No, Secularism Is Not Saving Marriage

Oliver Thomas' religion column in USA Today, "Is secularism saving marriage," is mostly wrongheaded.

Thomas' premise is that marriage should have disappeared in postmodern America, since it is so confining and patriarchal and permanent. Marriage seems to be coming back. How do we explain this mystery, Thomas asks? It must be that men have learned to be more egalitarian and intimate from secular society. Secularism helps people delay marriage without delaying sex, which is healthy. Thus, secularism is saving marriage from religion.
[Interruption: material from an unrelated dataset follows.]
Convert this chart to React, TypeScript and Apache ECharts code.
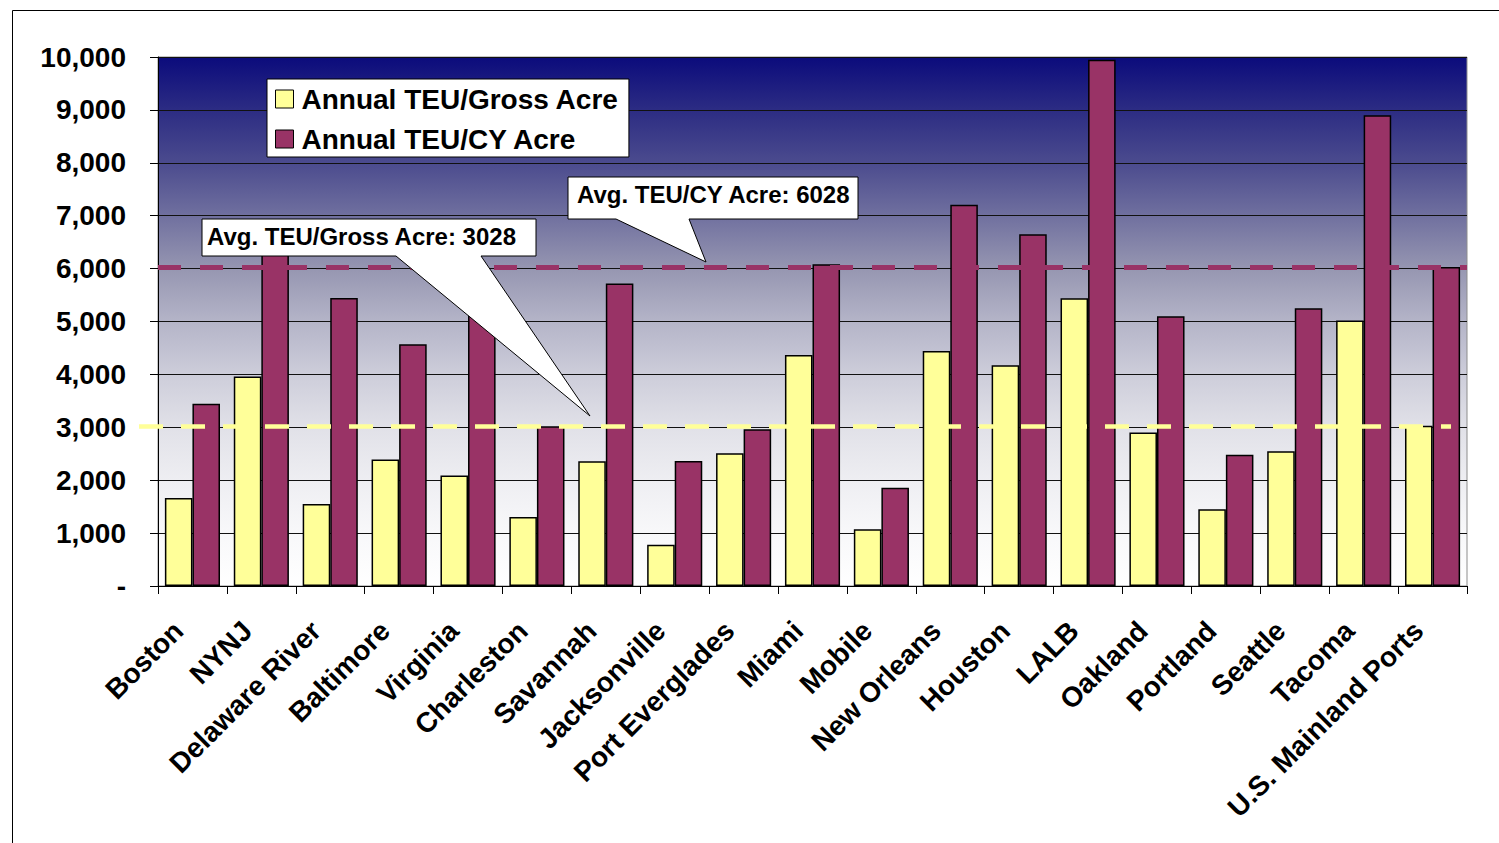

No. Religious people have longer and stronger marriages. Grownups of all kinds, religious and otherwise, know that the greatest social value of marriage is not the intimacy it fosters between adults, but the permanent team it creates between them to raise children. Religious marriages are, on average, more intimate and more mutual. Religious people are more likely to get married in their mid-twenties, the optimal time, rather than delaying for their careers until they are so set in their single ways that it is hard to make a permanent team. The secular emphasis on getting my individual way in all things undermines marriage.

2 comments:

SHE said...

I agree that secularism is not what is saving marriage, but would you agree that its emphasis on gender equality (women not constrained to being submissive to husbands, men not the only protector and provider,etc...) makes marriages happier (at least for women)? Religion's emphasis on commitment to one another and duty to raise children seems to make marriage last longer and, ideally, doesn't even allow the option of divorce to enter the minds of the couple when dealing with problems. So would it be fair to say that religion and secularism go hand and hand to save marriage because religion protects the quantity and secularism supports the quality?

Gruntled said...

I entirely agree that it is a good thing that women are not constrained to be submissive to husbands and that men are not obliged to be the only protector and provider. Most religious people and religious institutions in the developed world have come to accept this. They were pushed to do so by the feminist movement. But the feminist movement is not primarily run by secularists. The points named above are not secular.

I think we are in agreement here, and in disagreement with Oliver Thomas.